If You Think You’re Enlightened, Have Kids
Spiritual teacher Ram Dass reportedly once said, ‘If you think you’re enlightened, spend a weekend with your parents.’ I would like to modify that to ‘have kids.’ Of course, having kids is a much bigger time commitment than spending a weekend with your parents. Instead, you get YEARS of weekends in which birthday parties, G-rated movies, and Chuckie Cheese’s qualify as high excitement. But that isn’t really what makes having kids such a spiritual reality check. The value is that you have a built in test of your ego and self-awareness on every front.
I know alot of women who were sure before they had kids that they were nothing like their own mothers, and would parent their own kids very differently. They had worked through their own issues, read all the latest parenting books, and would not nag/yell/bribe/criticize/control/threaten [insert parential sin of your choice here] their own kids. And yet when confronted with the day-in and day-out emotional challenge that parenting can often be, they found themselves issuing some phrase right out of their own mom’s playbook. A friend of mine recently called to bemoan the fact that she had desperately yelled ‘you just wait until your father gets home’ at her children, a threat from her own childhood she had vowed she would never use.
It’s easy to be peaceful in a spiritual ivory tower, where your ego is unchecked and little occurs to trigger anger, frustration, or any latent negative emotional patterns. For this reason, some Buddhist monasteries require their monks to rotate between three-month shifts within the monastery walls and out in the ‘real world’ employed in service-oriented labor. With time, anyone can learn to quiet their mind and pacify their emotions while living a controlled, serene life. But this is really just a skill, it doesn’t necessarily mean any true self-awareness or growth has occurred. I have met alot of people that could meditate quite well, calming their minds and beings on retreat, but when confronted with a true life challenge, lost it entirely, and fell back on old, often destructive, emotional habits.

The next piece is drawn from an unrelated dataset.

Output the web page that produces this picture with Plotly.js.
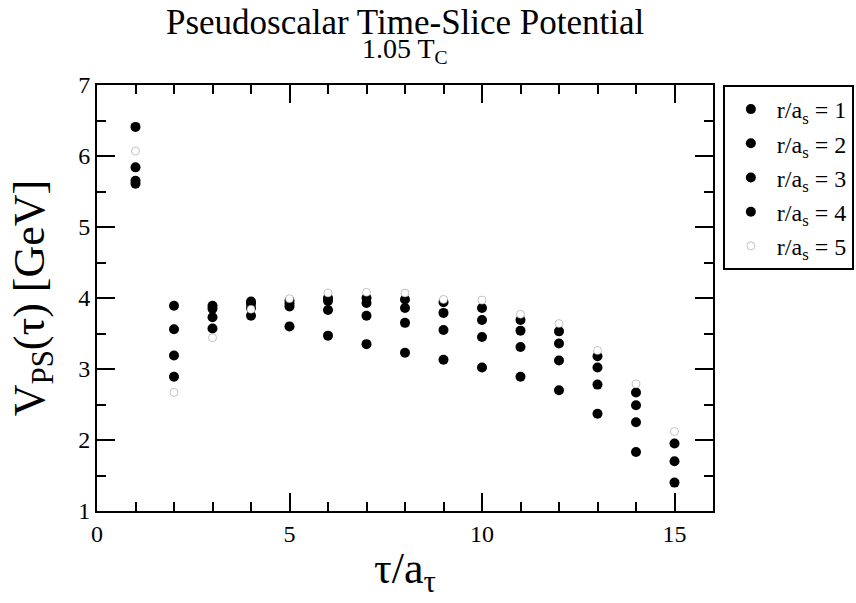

So this is the spiritual value of kids (or part of it anyway, as there is so much to be mined from it I think.) On a daily basis they help us see ourselves, our emotional patterns, and our internal blocks to spiritual light and freedom very clearly. And they provide us with an eighteen year (give or take a few years) intensive to work on them! Of course the issue for many of us is that we feel like there isn’t enough time in our lives to process what we learn, or to center ourselves enough to change our habitual reactions. This is part of the value of fitting some regular meditation or contemplation time into our lives. It gives us a reference point, and helps us build our ‘peaceful’ muscles. To me, meditating and parenting are together the perfect modern version of the Buddhist monastery/service rotation cycle. We ‘mommy mystics’ just do it every day, instead of every three months.